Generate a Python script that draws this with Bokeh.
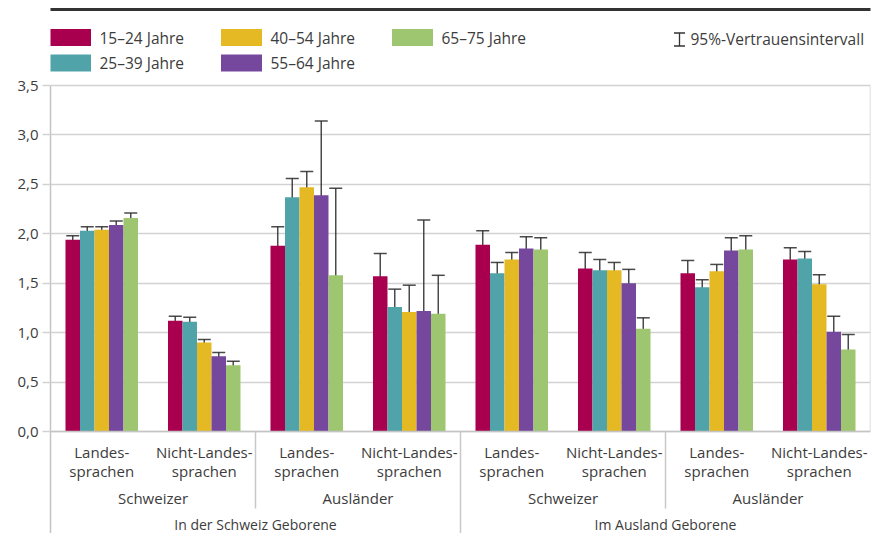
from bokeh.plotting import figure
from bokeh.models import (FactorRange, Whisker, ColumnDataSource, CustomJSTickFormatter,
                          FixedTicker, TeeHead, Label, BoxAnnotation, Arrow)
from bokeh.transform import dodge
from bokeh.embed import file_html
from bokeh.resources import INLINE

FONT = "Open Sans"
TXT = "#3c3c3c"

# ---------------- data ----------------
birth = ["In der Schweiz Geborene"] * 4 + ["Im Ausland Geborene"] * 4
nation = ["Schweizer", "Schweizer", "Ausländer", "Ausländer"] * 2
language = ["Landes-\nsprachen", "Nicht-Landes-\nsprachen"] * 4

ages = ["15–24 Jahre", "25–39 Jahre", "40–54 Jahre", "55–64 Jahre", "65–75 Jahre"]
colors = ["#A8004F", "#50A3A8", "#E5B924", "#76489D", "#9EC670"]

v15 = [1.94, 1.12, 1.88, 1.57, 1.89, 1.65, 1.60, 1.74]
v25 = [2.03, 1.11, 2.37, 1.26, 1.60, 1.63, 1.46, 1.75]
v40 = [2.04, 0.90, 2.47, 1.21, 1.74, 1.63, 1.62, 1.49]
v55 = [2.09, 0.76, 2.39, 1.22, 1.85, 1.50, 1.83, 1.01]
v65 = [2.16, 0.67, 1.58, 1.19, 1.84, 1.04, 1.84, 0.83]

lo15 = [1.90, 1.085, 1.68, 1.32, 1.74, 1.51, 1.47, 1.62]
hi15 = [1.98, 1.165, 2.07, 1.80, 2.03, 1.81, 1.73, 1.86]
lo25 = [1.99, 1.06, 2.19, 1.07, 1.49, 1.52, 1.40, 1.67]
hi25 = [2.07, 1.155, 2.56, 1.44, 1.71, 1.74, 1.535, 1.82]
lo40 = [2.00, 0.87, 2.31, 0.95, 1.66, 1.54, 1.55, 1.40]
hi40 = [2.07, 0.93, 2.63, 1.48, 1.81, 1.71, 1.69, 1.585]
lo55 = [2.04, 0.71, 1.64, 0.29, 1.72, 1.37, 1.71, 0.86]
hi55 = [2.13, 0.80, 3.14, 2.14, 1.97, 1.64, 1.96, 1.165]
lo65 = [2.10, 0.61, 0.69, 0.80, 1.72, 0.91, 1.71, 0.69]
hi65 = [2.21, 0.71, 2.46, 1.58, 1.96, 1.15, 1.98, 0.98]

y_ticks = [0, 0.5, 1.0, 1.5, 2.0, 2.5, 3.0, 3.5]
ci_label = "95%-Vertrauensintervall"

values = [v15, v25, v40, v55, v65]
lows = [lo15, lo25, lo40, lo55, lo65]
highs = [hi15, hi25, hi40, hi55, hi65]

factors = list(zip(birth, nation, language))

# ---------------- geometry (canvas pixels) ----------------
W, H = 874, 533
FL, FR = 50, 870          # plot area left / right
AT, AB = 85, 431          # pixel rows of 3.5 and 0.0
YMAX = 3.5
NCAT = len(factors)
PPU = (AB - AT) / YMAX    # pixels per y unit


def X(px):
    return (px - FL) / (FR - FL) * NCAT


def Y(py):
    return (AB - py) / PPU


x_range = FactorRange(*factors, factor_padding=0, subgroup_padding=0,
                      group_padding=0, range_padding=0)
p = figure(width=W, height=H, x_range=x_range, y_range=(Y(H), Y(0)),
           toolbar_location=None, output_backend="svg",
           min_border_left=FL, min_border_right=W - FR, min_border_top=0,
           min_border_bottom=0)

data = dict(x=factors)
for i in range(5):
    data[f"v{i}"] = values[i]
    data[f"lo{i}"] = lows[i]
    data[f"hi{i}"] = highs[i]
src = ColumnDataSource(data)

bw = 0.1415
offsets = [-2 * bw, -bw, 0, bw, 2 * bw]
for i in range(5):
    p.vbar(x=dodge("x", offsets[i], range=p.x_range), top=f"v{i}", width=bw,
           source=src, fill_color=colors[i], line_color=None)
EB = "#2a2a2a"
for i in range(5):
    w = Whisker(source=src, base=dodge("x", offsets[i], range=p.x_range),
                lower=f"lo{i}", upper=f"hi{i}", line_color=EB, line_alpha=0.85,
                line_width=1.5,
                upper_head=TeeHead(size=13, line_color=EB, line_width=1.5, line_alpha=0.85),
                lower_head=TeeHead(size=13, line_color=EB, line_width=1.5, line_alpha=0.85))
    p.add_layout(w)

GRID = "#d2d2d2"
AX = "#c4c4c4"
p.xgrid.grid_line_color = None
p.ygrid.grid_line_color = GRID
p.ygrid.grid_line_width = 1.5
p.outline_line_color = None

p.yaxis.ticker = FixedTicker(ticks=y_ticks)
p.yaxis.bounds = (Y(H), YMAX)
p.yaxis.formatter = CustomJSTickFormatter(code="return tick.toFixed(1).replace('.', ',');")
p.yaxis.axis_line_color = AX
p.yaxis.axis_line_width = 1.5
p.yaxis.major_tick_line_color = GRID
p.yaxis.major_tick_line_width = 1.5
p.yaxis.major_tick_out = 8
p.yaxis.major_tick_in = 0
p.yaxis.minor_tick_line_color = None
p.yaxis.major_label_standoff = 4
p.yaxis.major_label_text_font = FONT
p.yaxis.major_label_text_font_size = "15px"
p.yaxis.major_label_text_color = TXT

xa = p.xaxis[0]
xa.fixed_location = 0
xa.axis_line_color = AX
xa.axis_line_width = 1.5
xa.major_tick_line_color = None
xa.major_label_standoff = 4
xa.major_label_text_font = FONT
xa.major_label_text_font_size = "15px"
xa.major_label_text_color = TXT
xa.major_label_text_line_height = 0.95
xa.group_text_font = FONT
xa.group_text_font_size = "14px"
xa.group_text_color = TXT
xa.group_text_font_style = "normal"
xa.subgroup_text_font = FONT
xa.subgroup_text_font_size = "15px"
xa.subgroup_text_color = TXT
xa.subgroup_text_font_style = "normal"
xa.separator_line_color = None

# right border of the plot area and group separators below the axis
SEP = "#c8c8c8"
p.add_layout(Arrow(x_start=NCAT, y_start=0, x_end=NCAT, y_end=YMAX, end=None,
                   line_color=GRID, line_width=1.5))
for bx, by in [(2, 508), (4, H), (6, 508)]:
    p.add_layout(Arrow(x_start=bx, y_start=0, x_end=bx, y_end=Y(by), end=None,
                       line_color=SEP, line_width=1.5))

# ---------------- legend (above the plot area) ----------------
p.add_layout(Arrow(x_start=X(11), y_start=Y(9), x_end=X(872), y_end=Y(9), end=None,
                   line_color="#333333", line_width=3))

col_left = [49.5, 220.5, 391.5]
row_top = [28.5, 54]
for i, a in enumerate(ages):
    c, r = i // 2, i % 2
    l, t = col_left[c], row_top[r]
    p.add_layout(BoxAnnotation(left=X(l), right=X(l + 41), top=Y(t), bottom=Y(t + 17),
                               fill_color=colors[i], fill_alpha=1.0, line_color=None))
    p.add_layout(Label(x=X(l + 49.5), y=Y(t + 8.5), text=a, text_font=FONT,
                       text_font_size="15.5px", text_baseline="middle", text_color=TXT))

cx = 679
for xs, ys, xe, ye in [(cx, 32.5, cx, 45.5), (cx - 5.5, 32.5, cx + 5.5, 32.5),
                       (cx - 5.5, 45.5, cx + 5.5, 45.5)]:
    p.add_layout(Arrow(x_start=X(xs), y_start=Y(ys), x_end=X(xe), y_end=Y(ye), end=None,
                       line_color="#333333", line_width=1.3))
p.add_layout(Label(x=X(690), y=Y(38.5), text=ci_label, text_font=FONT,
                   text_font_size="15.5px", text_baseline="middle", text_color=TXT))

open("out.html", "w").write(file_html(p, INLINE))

■ **WORK TO COMPLETE**: Retype the whole listing, keeping every line identical and omitting all pictures.

■ **RESPONSE TO THE EXERCISE**:
Generate a Python script that draws this with Bokeh.
from bokeh.plotting import figure
from bokeh.models import (FactorRange, Whisker, ColumnDataSource, CustomJSTickFormatter,
                          FixedTicker, TeeHead, Label, BoxAnnotation, Arrow)
from bokeh.transform import dodge
from bokeh.embed import file_html
from bokeh.resources import INLINE

FONT = "Open Sans"
TXT = "#3c3c3c"

# ---------------- data ----------------
birth = ["In der Schweiz Geborene"] * 4 + ["Im Ausland Geborene"] * 4
nation = ["Schweizer", "Schweizer", "Ausländer", "Ausländer"] * 2
language = ["Landes-\nsprachen", "Nicht-Landes-\nsprachen"] * 4

ages = ["15–24 Jahre", "25–39 Jahre", "40–54 Jahre", "55–64 Jahre", "65–75 Jahre"]
colors = ["#A8004F", "#50A3A8", "#E5B924", "#76489D", "#9EC670"]

v15 = [1.94, 1.12, 1.88, 1.57, 1.89, 1.65, 1.60, 1.74]
v25 = [2.03, 1.11, 2.37, 1.26, 1.60, 1.63, 1.46, 1.75]
v40 = [2.04, 0.90, 2.47, 1.21, 1.74, 1.63, 1.62, 1.49]
v55 = [2.09, 0.76, 2.39, 1.22, 1.85, 1.50, 1.83, 1.01]
v65 = [2.16, 0.67, 1.58, 1.19, 1.84, 1.04, 1.84, 0.83]

lo15 = [1.90, 1.085, 1.68, 1.32, 1.74, 1.51, 1.47, 1.62]
hi15 = [1.98, 1.165, 2.07, 1.80, 2.03, 1.81, 1.73, 1.86]
lo25 = [1.99, 1.06, 2.19, 1.07, 1.49, 1.52, 1.40, 1.67]
hi25 = [2.07, 1.155, 2.56, 1.44, 1.71, 1.74, 1.535, 1.82]
lo40 = [2.00, 0.87, 2.31, 0.95, 1.66, 1.54, 1.55, 1.40]
hi40 = [2.07, 0.93, 2.63, 1.48, 1.81, 1.71, 1.69, 1.585]
lo55 = [2.04, 0.71, 1.64, 0.29, 1.72, 1.37, 1.71, 0.86]
hi55 = [2.13, 0.80, 3.14, 2.14, 1.97, 1.64, 1.96, 1.165]
lo65 = [2.10, 0.61, 0.69, 0.80, 1.72, 0.91, 1.71, 0.69]
hi65 = [2.21, 0.71, 2.46, 1.58, 1.96, 1.15, 1.98, 0.98]

y_ticks = [0, 0.5, 1.0, 1.5, 2.0, 2.5, 3.0, 3.5]
ci_label = "95%-Vertrauensintervall"

values = [v15, v25, v40, v55, v65]
lows = [lo15, lo25, lo40, lo55, lo65]
highs = [hi15, hi25, hi40, hi55, hi65]

factors = list(zip(birth, nation, language))

# ---------------- geometry (canvas pixels) ----------------
W, H = 874, 533
FL, FR = 50, 870          # plot area left / right
AT, AB = 85, 431          # pixel rows of 3.5 and 0.0
YMAX = 3.5
NCAT = len(factors)
PPU = (AB - AT) / YMAX    # pixels per y unit


def X(px):
    return (px - FL) / (FR - FL) * NCAT


def Y(py):
    return (AB - py) / PPU


x_range = FactorRange(*factors, factor_padding=0, subgroup_padding=0,
                      group_padding=0, range_padding=0)
p = figure(width=W, height=H, x_range=x_range, y_range=(Y(H), Y(0)),
           toolbar_location=None, output_backend="svg",
           min_border_left=FL, min_border_right=W - FR, min_border_top=0,
           min_border_bottom=0)

data = dict(x=factors)
for i in range(5):
    data[f"v{i}"] = values[i]
    data[f"lo{i}"] = lows[i]
    data[f"hi{i}"] = highs[i]
src = ColumnDataSource(data)

bw = 0.1415
offsets = [-2 * bw, -bw, 0, bw, 2 * bw]
for i in range(5):
    p.vbar(x=dodge("x", offsets[i], range=p.x_range), top=f"v{i}", width=bw,
           source=src, fill_color=colors[i], line_color=None)
EB = "#2a2a2a"
for i in range(5):
    w = Whisker(source=src, base=dodge("x", offsets[i], range=p.x_range),
                lower=f"lo{i}", upper=f"hi{i}", line_color=EB, line_alpha=0.85,
                line_width=1.5,
                upper_head=TeeHead(size=13, line_color=EB, line_width=1.5, line_alpha=0.85),
                lower_head=TeeHead(size=13, line_color=EB, line_width=1.5, line_alpha=0.85))
    p.add_layout(w)

GRID = "#d2d2d2"
AX = "#c4c4c4"
p.xgrid.grid_line_color = None
p.ygrid.grid_line_color = GRID
p.ygrid.grid_line_width = 1.5
p.outline_line_color = None

p.yaxis.ticker = FixedTicker(ticks=y_ticks)
p.yaxis.bounds = (Y(H), YMAX)
p.yaxis.formatter = CustomJSTickFormatter(code="return tick.toFixed(1).replace('.', ',');")
p.yaxis.axis_line_color = AX
p.yaxis.axis_line_width = 1.5
p.yaxis.major_tick_line_color = GRID
p.yaxis.major_tick_line_width = 1.5
p.yaxis.major_tick_out = 8
p.yaxis.major_tick_in = 0
p.yaxis.minor_tick_line_color = None
p.yaxis.major_label_standoff = 4
p.yaxis.major_label_text_font = FONT
p.yaxis.major_label_text_font_size = "15px"
p.yaxis.major_label_text_color = TXT

xa = p.xaxis[0]
xa.fixed_location = 0
xa.axis_line_color = AX
xa.axis_line_width = 1.5
xa.major_tick_line_color = None
xa.major_label_standoff = 4
xa.major_label_text_font = FONT
xa.major_label_text_font_size = "15px"
xa.major_label_text_color = TXT
xa.major_label_text_line_height = 0.95
xa.group_text_font = FONT
xa.group_text_font_size = "14px"
xa.group_text_color = TXT
xa.group_text_font_style = "normal"
xa.subgroup_text_font = FONT
xa.subgroup_text_font_size = "15px"
xa.subgroup_text_color = TXT
xa.subgroup_text_font_style = "normal"
xa.separator_line_color = None

# right border of the plot area and group separators below the axis
SEP = "#c8c8c8"
p.add_layout(Arrow(x_start=NCAT, y_start=0, x_end=NCAT, y_end=YMAX, end=None,
                   line_color=GRID, line_width=1.5))
for bx, by in [(2, 508), (4, H), (6, 508)]:
    p.add_layout(Arrow(x_start=bx, y_start=0, x_end=bx, y_end=Y(by), end=None,
                       line_color=SEP, line_width=1.5))

# ---------------- legend (above the plot area) ----------------
p.add_layout(Arrow(x_start=X(11), y_start=Y(9), x_end=X(872), y_end=Y(9), end=None,
                   line_color="#333333", line_width=3))

col_left = [49.5, 220.5, 391.5]
row_top = [28.5, 54]
for i, a in enumerate(ages):
    c, r = i // 2, i % 2
    l, t = col_left[c], row_top[r]
    p.add_layout(BoxAnnotation(left=X(l), right=X(l + 41), top=Y(t), bottom=Y(t + 17),
                               fill_color=colors[i], fill_alpha=1.0, line_color=None))
    p.add_layout(Label(x=X(l + 49.5), y=Y(t + 8.5), text=a, text_font=FONT,
                       text_font_size="15.5px", text_baseline="middle", text_color=TXT))

cx = 679
for xs, ys, xe, ye in [(cx, 32.5, cx, 45.5), (cx - 5.5, 32.5, cx + 5.5, 32.5),
                       (cx - 5.5, 45.5, cx + 5.5, 45.5)]:
    p.add_layout(Arrow(x_start=X(xs), y_start=Y(ys), x_end=X(xe), y_end=Y(ye), end=None,
                       line_color="#333333", line_width=1.3))
p.add_layout(Label(x=X(690), y=Y(38.5), text=ci_label, text_font=FONT,
                   text_font_size="15.5px", text_baseline="middle", text_color=TXT))

open("out.html", "w").write(file_html(p, INLINE))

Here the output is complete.